— Begin INPUT ROWS —

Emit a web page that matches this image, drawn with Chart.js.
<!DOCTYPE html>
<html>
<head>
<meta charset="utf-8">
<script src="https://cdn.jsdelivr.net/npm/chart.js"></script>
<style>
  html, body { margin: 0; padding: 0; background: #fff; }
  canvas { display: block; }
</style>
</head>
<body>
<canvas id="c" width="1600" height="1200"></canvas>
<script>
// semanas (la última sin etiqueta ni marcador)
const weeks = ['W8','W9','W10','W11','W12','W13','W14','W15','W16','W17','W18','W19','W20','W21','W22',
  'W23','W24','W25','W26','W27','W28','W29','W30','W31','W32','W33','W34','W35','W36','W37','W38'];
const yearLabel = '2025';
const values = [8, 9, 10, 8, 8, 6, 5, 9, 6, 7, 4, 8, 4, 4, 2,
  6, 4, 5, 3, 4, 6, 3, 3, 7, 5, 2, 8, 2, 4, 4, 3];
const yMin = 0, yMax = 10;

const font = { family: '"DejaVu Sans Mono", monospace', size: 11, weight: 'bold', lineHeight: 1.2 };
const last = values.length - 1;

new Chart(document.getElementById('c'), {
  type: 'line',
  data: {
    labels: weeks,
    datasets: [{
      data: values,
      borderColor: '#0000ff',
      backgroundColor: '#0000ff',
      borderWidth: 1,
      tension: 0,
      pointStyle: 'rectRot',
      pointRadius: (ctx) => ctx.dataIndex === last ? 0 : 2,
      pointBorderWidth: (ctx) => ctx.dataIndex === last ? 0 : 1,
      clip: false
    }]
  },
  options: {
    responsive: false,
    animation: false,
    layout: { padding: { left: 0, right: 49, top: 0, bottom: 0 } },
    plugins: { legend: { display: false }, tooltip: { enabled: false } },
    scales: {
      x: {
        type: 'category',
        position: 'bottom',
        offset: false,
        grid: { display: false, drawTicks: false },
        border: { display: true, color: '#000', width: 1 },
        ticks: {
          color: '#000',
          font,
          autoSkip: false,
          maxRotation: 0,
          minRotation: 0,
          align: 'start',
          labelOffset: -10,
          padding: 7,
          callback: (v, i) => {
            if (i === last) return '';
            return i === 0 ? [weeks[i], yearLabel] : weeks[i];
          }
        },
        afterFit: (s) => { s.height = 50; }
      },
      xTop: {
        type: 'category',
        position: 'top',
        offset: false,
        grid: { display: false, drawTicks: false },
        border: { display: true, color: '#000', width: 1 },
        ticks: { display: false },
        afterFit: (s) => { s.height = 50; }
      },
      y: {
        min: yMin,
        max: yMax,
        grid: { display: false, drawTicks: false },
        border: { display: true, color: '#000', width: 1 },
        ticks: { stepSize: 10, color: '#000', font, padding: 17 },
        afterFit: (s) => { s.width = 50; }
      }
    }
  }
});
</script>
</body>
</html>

— End INPUT ROWS —
— Begin INPUT ROWS —

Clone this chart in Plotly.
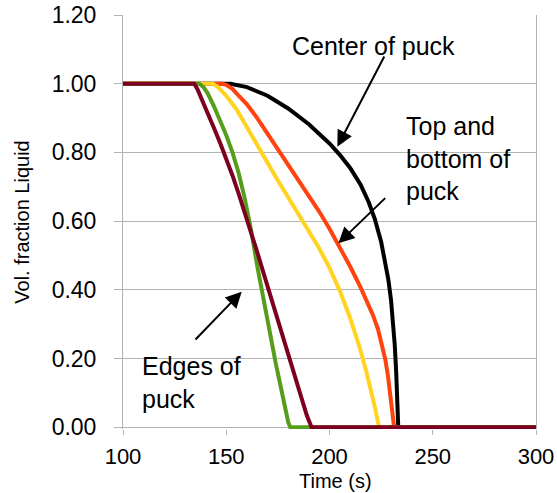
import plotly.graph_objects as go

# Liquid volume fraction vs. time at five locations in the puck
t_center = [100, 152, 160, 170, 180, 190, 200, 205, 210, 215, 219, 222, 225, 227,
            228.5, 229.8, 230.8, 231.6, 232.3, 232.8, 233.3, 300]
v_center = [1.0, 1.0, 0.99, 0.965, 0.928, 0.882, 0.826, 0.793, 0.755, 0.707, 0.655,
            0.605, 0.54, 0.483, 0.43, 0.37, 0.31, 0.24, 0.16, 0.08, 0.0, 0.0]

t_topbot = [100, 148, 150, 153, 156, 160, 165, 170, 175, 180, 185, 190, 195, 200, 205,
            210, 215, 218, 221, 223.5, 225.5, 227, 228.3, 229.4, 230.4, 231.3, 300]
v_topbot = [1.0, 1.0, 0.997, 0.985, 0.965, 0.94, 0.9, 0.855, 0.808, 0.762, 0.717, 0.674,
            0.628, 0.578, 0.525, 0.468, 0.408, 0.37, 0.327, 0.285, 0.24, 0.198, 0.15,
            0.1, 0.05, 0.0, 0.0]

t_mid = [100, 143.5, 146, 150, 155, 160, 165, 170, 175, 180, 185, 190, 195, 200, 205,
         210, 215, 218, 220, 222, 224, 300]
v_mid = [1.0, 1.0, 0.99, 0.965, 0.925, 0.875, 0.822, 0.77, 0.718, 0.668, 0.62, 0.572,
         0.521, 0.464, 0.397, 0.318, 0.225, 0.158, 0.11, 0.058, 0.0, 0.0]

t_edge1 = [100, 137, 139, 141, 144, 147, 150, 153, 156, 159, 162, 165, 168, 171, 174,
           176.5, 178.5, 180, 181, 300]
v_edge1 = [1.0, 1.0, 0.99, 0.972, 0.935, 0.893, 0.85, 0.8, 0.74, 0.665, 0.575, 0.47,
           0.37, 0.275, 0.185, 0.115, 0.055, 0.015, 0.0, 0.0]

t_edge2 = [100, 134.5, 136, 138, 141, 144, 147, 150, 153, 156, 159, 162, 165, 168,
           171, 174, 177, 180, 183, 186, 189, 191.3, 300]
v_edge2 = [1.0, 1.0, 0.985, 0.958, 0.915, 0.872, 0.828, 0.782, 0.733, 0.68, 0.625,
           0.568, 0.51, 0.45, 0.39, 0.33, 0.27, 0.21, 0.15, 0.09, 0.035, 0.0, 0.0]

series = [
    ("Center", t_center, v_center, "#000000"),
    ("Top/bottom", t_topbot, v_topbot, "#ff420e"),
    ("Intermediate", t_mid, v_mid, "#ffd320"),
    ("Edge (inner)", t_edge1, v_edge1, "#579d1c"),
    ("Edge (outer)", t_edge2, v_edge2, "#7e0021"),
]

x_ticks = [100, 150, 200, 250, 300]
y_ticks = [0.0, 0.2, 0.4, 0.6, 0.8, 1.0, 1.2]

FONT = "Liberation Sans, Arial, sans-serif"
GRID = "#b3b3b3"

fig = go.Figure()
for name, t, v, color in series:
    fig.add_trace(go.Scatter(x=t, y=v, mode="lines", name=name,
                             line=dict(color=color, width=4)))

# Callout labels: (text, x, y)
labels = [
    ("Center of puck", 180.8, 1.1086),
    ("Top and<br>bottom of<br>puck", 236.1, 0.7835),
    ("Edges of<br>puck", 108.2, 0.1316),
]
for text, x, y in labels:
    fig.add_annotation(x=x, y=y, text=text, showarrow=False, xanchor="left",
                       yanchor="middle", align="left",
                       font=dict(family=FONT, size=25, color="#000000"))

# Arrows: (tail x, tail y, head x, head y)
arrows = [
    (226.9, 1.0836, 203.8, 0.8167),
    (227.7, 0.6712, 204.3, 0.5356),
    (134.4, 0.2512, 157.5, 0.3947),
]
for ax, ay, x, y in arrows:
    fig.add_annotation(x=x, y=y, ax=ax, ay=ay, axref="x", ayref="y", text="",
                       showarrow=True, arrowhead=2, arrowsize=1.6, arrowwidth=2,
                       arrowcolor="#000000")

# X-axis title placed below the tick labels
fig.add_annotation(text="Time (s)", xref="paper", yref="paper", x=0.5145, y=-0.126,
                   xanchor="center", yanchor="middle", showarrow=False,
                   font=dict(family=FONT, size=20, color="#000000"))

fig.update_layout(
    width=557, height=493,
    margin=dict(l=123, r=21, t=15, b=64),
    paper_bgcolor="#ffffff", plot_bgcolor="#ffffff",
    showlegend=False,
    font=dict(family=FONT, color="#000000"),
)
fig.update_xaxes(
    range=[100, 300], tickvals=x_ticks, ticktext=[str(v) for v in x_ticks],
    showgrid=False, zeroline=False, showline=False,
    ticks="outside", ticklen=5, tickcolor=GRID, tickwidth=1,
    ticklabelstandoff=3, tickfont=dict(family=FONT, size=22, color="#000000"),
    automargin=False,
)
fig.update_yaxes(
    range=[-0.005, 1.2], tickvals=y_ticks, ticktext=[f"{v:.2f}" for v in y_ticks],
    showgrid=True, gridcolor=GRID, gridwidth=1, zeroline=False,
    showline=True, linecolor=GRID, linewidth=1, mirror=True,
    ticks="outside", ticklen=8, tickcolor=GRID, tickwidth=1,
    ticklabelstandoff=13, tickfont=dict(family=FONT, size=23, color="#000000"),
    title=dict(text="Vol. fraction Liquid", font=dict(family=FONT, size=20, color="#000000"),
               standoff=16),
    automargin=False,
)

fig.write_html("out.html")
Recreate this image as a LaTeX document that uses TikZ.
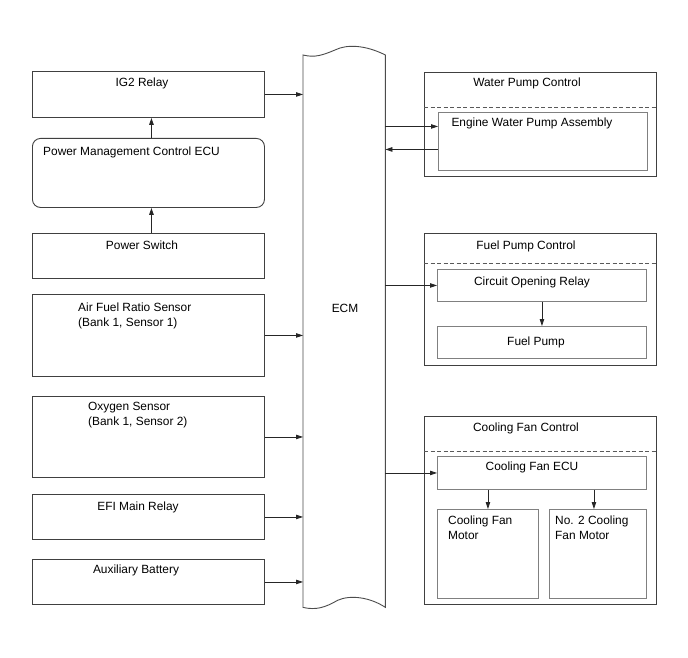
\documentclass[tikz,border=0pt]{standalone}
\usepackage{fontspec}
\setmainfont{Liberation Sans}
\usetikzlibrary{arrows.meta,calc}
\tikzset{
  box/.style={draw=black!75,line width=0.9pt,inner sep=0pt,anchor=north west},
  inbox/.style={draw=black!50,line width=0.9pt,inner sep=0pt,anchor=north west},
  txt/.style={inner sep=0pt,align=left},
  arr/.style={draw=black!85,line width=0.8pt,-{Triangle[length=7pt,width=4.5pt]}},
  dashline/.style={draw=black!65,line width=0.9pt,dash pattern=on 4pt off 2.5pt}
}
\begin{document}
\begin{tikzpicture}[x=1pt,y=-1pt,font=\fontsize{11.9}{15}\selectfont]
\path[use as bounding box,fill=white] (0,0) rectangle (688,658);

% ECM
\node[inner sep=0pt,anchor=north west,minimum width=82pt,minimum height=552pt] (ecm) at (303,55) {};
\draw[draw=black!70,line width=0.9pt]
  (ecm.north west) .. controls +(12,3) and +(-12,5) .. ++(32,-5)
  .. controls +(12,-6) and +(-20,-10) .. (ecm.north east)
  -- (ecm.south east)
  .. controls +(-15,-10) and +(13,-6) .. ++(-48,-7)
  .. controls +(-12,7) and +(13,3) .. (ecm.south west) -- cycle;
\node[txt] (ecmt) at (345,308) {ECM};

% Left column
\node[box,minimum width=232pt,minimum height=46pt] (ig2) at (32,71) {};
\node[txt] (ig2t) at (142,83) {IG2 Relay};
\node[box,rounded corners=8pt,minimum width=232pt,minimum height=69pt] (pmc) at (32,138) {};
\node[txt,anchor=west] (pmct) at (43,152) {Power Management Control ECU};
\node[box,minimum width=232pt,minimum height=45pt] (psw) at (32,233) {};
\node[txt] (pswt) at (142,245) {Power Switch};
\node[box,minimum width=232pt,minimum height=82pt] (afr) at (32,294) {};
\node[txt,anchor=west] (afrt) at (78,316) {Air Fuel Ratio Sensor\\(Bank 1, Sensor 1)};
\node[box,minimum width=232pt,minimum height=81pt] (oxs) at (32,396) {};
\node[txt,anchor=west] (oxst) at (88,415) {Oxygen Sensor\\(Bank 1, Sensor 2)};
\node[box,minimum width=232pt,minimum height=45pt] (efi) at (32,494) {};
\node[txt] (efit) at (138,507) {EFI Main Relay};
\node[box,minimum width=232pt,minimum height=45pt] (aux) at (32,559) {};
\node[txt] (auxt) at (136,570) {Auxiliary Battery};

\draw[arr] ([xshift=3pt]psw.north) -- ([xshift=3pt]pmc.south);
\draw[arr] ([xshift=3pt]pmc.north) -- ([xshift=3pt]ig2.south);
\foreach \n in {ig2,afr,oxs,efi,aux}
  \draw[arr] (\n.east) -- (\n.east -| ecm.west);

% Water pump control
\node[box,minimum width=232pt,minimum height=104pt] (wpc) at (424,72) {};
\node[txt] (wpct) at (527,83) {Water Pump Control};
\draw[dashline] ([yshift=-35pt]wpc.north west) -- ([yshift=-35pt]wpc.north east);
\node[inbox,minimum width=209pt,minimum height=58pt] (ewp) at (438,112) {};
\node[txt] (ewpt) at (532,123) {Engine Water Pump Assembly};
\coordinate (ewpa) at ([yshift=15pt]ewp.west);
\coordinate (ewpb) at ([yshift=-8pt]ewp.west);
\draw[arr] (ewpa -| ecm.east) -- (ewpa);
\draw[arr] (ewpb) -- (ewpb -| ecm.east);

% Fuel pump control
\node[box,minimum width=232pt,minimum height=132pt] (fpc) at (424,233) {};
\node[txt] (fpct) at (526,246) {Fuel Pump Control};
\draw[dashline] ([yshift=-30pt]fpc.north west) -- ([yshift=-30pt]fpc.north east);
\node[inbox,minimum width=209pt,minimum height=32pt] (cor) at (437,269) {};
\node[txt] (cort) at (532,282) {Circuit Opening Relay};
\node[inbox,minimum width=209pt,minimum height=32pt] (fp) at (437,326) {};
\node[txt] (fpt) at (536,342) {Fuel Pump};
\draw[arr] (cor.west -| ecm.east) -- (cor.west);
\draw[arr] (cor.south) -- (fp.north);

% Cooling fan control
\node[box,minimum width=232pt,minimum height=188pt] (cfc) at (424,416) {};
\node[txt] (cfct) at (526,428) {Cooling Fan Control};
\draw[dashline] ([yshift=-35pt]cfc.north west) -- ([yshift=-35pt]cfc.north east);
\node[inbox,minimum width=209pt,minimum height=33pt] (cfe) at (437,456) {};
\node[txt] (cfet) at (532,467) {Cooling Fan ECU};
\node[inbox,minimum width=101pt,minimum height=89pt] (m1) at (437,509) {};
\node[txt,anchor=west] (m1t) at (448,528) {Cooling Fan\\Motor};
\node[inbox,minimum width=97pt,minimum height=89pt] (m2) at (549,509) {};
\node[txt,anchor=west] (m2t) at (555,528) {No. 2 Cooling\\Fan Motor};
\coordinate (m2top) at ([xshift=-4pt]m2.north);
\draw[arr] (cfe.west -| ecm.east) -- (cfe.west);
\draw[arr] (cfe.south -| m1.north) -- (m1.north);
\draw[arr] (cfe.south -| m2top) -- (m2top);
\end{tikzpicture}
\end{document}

— End INPUT ROWS —

* [DIRECTIONS]:
Reproduce, starting at the line containing "Recreate this image" and stopping after the line containing "(ecmt) at (345,308)", each of those lines exactly and no others; leave pictures out.

* [OUTPUT]:
Recreate this image as a LaTeX document that uses TikZ.
\documentclass[tikz,border=0pt]{standalone}
\usepackage{fontspec}
\setmainfont{Liberation Sans}
\usetikzlibrary{arrows.meta,calc}
\tikzset{
  box/.style={draw=black!75,line width=0.9pt,inner sep=0pt,anchor=north west},
  inbox/.style={draw=black!50,line width=0.9pt,inner sep=0pt,anchor=north west},
  txt/.style={inner sep=0pt,align=left},
  arr/.style={draw=black!85,line width=0.8pt,-{Triangle[length=7pt,width=4.5pt]}},
  dashline/.style={draw=black!65,line width=0.9pt,dash pattern=on 4pt off 2.5pt}
}
\begin{document}
\begin{tikzpicture}[x=1pt,y=-1pt,font=\fontsize{11.9}{15}\selectfont]
\path[use as bounding box,fill=white] (0,0) rectangle (688,658);

% ECM
\node[inner sep=0pt,anchor=north west,minimum width=82pt,minimum height=552pt] (ecm) at (303,55) {};
\draw[draw=black!70,line width=0.9pt]
  (ecm.north west) .. controls +(12,3) and +(-12,5) .. ++(32,-5)
  .. controls +(12,-6) and +(-20,-10) .. (ecm.north east)
  -- (ecm.south east)
  .. controls +(-15,-10) and +(13,-6) .. ++(-48,-7)
  .. controls +(-12,7) and +(13,3) .. (ecm.south west) -- cycle;
\node[txt] (ecmt) at (345,308) {ECM};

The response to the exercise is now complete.